» **Exercise details**
Search the material for the string "that", then return every line where it is found.

» **Extracted information**

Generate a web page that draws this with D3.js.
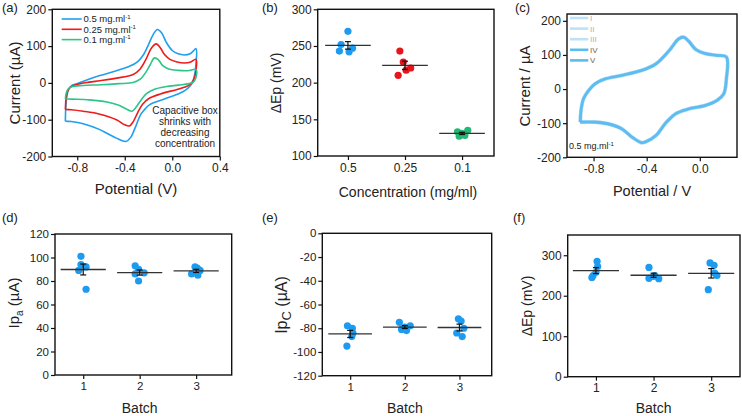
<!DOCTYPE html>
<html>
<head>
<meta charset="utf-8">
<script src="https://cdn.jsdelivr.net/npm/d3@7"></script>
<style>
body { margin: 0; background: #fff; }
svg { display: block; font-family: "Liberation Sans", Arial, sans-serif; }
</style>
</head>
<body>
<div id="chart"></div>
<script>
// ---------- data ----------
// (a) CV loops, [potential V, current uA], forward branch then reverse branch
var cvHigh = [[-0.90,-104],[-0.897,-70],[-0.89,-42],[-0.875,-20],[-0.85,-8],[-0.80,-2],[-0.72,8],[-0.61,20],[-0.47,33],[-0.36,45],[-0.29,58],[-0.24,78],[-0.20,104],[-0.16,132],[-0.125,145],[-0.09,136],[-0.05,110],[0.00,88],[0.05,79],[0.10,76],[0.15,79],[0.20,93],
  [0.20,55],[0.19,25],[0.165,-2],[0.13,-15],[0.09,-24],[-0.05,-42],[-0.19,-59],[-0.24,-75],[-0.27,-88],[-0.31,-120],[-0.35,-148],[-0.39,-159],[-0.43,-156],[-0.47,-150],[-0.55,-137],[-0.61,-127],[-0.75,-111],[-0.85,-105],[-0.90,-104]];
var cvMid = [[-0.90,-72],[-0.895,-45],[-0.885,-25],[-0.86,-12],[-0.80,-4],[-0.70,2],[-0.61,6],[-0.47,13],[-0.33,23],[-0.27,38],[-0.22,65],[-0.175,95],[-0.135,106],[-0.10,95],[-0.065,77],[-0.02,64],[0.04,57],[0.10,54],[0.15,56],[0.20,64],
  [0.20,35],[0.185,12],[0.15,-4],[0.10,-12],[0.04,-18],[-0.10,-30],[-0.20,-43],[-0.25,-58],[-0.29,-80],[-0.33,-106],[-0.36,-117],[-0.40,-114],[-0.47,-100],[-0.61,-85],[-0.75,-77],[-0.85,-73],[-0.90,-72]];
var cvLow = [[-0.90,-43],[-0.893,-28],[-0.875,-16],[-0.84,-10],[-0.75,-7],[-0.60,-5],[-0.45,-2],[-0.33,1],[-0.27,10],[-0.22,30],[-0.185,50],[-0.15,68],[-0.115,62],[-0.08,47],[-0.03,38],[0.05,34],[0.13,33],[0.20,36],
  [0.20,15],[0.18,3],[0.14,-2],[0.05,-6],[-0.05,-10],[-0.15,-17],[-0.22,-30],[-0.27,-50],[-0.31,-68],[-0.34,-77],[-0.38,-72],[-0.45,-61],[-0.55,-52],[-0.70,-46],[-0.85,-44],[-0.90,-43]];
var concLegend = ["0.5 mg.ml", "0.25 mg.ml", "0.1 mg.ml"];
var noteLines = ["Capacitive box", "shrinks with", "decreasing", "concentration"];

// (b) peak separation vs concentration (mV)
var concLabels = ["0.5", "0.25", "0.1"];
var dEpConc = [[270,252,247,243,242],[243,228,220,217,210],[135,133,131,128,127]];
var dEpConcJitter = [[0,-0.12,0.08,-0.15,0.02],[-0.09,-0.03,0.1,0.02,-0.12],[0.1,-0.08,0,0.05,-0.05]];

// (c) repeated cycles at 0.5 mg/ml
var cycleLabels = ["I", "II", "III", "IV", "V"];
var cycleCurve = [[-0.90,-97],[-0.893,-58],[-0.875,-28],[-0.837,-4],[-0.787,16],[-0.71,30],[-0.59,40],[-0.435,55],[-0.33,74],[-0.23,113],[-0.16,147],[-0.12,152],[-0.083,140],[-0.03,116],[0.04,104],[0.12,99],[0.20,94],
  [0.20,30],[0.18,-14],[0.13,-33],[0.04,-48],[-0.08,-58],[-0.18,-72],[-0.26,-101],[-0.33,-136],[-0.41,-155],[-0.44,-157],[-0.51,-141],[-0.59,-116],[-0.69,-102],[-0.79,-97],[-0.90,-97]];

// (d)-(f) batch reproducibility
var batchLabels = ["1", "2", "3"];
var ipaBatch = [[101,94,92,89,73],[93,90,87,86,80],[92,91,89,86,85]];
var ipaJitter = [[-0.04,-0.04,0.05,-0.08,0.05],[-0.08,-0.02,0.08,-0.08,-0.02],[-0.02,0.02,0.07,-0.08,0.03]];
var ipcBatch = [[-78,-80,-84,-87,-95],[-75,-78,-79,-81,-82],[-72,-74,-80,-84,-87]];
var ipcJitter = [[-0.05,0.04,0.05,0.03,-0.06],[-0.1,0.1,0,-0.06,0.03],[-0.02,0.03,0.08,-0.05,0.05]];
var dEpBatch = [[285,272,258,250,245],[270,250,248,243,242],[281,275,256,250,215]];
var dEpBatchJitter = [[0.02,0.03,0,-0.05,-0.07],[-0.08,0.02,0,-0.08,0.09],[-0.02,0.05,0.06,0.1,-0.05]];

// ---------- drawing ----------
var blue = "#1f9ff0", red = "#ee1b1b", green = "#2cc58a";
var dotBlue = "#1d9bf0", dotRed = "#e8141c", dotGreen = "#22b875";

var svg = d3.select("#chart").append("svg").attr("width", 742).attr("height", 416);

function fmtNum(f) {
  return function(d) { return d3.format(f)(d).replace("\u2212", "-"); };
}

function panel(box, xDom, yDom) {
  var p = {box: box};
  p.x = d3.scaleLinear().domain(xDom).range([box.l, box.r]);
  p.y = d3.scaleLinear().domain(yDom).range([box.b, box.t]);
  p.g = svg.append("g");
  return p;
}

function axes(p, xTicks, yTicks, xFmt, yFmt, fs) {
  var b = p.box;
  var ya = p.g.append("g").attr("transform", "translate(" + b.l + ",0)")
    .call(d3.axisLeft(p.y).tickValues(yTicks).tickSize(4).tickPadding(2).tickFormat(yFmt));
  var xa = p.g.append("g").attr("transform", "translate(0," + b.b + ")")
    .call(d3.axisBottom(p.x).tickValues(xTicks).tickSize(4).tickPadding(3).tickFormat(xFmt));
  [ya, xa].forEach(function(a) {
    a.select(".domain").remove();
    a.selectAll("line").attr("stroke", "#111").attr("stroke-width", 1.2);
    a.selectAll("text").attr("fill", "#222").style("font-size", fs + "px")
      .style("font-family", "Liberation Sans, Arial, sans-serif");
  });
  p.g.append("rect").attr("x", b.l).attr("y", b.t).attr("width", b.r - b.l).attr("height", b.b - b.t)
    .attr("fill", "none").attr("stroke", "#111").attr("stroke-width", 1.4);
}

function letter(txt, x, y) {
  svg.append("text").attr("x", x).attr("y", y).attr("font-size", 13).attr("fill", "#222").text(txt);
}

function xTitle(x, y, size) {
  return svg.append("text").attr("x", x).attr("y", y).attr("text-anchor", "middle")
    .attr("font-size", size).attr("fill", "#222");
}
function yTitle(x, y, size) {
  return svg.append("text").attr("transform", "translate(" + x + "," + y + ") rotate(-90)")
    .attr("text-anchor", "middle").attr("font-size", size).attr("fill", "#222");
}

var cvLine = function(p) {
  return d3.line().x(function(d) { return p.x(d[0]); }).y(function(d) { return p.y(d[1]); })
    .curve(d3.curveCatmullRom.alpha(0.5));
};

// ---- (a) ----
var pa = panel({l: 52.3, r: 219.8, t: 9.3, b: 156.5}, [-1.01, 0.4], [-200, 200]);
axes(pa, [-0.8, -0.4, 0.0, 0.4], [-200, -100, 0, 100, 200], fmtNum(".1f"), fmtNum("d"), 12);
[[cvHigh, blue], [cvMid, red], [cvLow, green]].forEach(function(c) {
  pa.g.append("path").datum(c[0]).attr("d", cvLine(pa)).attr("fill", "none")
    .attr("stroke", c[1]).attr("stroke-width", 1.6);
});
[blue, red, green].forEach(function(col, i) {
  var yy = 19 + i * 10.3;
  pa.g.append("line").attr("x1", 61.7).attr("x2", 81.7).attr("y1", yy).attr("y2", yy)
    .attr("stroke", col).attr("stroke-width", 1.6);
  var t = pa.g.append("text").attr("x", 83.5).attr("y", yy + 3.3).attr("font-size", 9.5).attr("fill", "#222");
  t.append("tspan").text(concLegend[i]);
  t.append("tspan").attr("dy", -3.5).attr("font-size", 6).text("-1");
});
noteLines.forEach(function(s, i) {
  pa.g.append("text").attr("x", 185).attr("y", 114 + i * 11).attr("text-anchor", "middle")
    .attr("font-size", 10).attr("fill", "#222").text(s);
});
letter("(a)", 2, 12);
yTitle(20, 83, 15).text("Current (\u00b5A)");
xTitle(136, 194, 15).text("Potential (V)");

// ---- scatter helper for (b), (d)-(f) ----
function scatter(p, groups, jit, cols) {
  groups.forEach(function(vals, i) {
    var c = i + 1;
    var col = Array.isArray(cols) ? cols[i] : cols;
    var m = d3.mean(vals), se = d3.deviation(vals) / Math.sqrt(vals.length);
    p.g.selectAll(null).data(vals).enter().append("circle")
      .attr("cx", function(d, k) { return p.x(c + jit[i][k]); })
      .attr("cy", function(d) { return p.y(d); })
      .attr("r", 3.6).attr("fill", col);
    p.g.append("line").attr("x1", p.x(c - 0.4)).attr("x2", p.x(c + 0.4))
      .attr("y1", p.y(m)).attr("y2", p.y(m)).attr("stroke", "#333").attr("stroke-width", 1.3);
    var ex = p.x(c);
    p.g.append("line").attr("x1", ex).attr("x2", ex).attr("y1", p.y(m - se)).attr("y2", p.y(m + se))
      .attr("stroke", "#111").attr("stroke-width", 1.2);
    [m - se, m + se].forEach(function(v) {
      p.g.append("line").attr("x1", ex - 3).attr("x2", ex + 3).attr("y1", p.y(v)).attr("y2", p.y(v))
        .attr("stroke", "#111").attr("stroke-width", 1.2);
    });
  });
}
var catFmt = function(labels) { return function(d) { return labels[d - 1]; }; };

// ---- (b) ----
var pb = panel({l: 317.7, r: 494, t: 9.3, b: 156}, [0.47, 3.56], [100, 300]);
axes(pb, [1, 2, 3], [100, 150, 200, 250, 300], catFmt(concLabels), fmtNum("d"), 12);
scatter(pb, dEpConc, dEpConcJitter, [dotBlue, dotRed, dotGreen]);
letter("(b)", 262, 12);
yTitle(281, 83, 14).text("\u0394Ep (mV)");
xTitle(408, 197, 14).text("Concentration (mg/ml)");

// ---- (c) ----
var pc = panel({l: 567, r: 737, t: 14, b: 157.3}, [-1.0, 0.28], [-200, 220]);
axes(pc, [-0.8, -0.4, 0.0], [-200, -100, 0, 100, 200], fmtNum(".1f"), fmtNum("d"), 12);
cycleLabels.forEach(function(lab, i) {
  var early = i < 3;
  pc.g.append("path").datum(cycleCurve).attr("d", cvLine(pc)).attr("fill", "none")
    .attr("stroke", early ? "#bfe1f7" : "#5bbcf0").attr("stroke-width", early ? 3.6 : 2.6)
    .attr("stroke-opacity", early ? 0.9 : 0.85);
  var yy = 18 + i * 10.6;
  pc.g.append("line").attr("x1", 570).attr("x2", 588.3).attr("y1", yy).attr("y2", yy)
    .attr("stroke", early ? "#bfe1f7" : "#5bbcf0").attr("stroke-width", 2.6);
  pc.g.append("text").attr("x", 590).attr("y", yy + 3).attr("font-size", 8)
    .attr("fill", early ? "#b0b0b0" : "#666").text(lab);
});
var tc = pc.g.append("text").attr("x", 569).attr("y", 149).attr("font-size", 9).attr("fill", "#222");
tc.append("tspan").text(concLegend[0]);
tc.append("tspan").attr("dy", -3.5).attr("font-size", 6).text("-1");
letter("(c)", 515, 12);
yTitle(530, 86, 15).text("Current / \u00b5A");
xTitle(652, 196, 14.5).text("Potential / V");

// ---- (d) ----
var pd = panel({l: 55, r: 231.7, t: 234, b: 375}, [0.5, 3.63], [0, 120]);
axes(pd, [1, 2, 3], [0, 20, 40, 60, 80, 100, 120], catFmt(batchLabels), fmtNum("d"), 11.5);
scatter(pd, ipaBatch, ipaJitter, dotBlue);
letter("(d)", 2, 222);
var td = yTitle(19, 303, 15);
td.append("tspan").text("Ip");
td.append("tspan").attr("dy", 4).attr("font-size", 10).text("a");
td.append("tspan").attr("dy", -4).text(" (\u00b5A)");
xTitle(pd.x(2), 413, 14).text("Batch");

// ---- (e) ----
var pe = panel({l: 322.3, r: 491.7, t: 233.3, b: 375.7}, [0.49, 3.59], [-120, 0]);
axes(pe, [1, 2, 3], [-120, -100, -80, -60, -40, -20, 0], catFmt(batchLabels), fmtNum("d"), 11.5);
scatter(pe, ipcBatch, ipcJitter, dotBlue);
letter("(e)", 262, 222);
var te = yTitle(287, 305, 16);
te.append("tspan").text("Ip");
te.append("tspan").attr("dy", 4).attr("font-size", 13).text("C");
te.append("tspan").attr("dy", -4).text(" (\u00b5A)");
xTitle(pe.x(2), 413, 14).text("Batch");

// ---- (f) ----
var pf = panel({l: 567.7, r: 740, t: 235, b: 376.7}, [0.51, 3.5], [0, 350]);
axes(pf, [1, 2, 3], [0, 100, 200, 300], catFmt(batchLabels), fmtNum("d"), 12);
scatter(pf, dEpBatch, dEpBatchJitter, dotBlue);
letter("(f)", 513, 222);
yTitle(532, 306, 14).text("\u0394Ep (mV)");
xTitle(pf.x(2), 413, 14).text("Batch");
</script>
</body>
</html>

--

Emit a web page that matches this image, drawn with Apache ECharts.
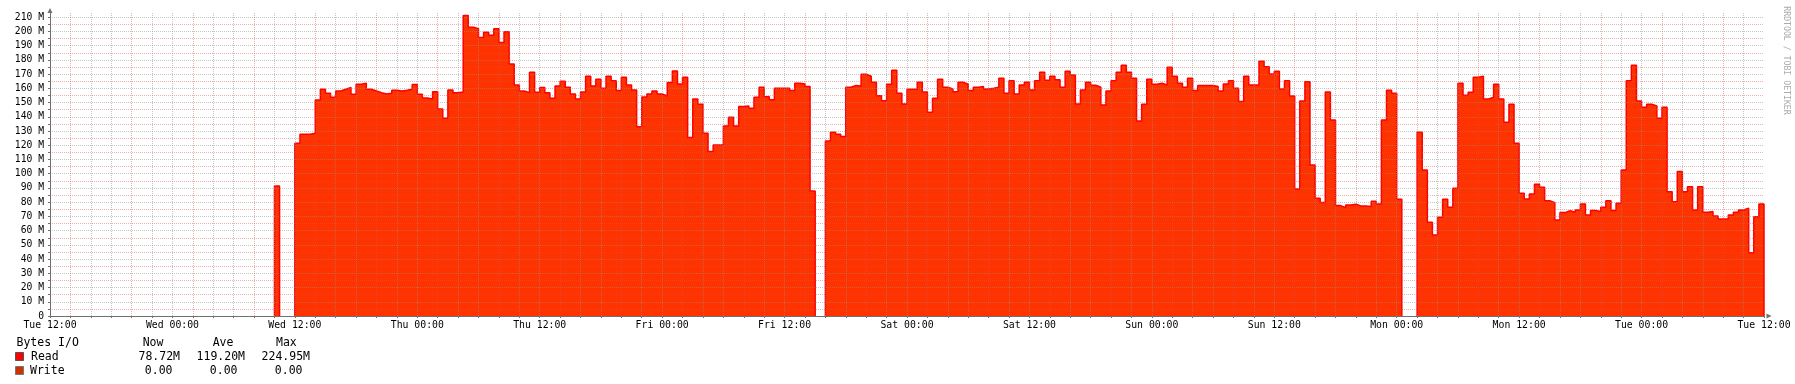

==

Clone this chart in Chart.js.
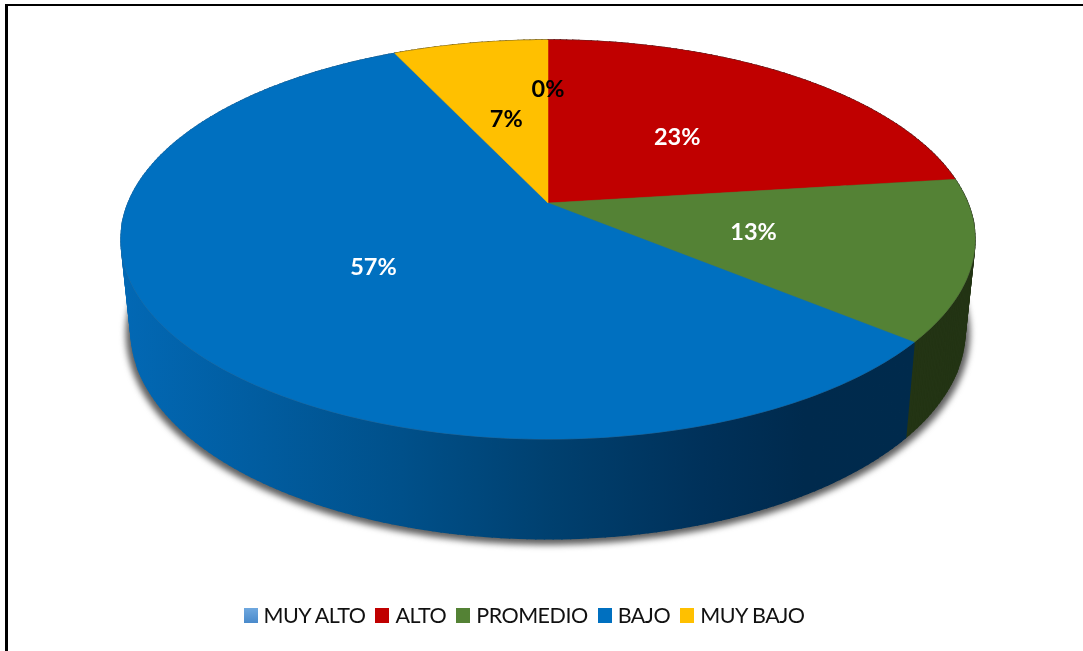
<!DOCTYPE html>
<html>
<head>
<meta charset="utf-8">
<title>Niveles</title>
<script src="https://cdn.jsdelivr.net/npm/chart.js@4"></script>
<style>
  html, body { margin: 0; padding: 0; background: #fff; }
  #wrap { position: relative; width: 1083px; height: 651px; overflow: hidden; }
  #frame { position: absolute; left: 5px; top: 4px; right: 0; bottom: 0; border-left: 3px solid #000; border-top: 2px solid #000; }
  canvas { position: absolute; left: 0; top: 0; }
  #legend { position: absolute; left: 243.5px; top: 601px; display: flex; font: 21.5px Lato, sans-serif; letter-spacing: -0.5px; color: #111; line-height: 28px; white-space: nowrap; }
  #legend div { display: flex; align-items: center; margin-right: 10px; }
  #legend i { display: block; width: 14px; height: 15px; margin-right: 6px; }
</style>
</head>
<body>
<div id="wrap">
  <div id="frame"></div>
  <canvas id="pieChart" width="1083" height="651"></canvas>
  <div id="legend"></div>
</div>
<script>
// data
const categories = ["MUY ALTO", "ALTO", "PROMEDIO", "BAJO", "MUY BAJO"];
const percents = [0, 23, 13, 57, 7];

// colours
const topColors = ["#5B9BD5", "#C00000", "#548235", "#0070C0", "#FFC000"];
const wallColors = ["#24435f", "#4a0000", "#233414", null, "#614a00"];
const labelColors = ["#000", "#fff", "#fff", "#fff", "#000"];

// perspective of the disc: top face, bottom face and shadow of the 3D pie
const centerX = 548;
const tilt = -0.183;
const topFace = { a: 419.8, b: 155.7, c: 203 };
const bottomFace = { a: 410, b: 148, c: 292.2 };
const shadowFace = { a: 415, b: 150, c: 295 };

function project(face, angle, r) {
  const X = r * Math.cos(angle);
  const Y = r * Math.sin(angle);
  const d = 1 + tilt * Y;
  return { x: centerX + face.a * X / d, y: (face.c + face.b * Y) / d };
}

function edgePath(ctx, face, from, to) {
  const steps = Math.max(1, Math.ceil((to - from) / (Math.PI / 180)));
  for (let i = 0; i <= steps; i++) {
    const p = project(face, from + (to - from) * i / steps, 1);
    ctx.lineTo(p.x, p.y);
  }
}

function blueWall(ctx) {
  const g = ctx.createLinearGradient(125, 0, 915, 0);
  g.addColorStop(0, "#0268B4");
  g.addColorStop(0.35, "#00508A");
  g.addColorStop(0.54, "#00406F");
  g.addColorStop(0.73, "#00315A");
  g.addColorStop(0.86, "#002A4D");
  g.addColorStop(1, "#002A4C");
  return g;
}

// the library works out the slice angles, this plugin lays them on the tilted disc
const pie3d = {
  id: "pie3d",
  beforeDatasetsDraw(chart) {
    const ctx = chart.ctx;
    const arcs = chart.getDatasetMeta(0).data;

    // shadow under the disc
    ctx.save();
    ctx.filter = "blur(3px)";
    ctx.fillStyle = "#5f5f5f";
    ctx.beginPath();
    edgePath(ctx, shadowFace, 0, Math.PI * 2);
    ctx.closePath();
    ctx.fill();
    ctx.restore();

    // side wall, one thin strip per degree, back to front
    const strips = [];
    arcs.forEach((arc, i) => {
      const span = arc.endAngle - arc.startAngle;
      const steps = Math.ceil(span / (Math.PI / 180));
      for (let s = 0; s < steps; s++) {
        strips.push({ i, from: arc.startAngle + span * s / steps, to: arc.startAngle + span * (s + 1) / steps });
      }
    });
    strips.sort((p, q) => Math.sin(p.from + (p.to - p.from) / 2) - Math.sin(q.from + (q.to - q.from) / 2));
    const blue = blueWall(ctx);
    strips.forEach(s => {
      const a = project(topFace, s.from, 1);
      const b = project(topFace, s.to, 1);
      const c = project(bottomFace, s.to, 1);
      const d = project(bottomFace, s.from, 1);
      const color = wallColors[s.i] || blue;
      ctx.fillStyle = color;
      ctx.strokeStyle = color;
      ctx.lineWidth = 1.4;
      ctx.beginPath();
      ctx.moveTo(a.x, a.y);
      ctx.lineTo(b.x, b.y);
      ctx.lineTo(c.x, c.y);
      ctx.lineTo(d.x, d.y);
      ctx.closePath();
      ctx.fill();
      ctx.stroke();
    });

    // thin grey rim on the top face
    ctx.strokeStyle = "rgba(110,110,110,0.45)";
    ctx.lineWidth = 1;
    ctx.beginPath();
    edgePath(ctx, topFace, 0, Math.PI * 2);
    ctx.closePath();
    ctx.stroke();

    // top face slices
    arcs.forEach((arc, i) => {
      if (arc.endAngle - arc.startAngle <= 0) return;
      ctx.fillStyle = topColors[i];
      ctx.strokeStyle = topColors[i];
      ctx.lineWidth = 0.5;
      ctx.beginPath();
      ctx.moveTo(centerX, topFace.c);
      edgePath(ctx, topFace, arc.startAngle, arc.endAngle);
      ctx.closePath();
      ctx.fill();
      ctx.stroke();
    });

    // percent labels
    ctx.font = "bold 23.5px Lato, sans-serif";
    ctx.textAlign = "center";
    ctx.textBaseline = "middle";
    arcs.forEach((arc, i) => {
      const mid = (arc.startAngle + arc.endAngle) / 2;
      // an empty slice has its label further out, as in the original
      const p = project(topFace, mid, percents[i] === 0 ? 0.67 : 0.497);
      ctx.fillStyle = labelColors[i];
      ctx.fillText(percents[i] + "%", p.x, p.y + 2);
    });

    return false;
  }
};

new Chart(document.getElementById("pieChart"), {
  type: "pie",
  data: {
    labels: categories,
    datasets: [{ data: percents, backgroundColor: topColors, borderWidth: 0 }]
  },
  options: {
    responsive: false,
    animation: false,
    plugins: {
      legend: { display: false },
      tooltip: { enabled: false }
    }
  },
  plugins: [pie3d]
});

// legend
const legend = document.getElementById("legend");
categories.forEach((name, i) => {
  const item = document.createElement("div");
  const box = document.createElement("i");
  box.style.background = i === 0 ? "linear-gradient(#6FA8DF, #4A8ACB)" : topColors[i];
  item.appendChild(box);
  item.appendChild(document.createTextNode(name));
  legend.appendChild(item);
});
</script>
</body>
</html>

» **The reply**
Generate a web page that draws this with D3.js.
Emit a web page that matches this image, drawn with Apache ECharts.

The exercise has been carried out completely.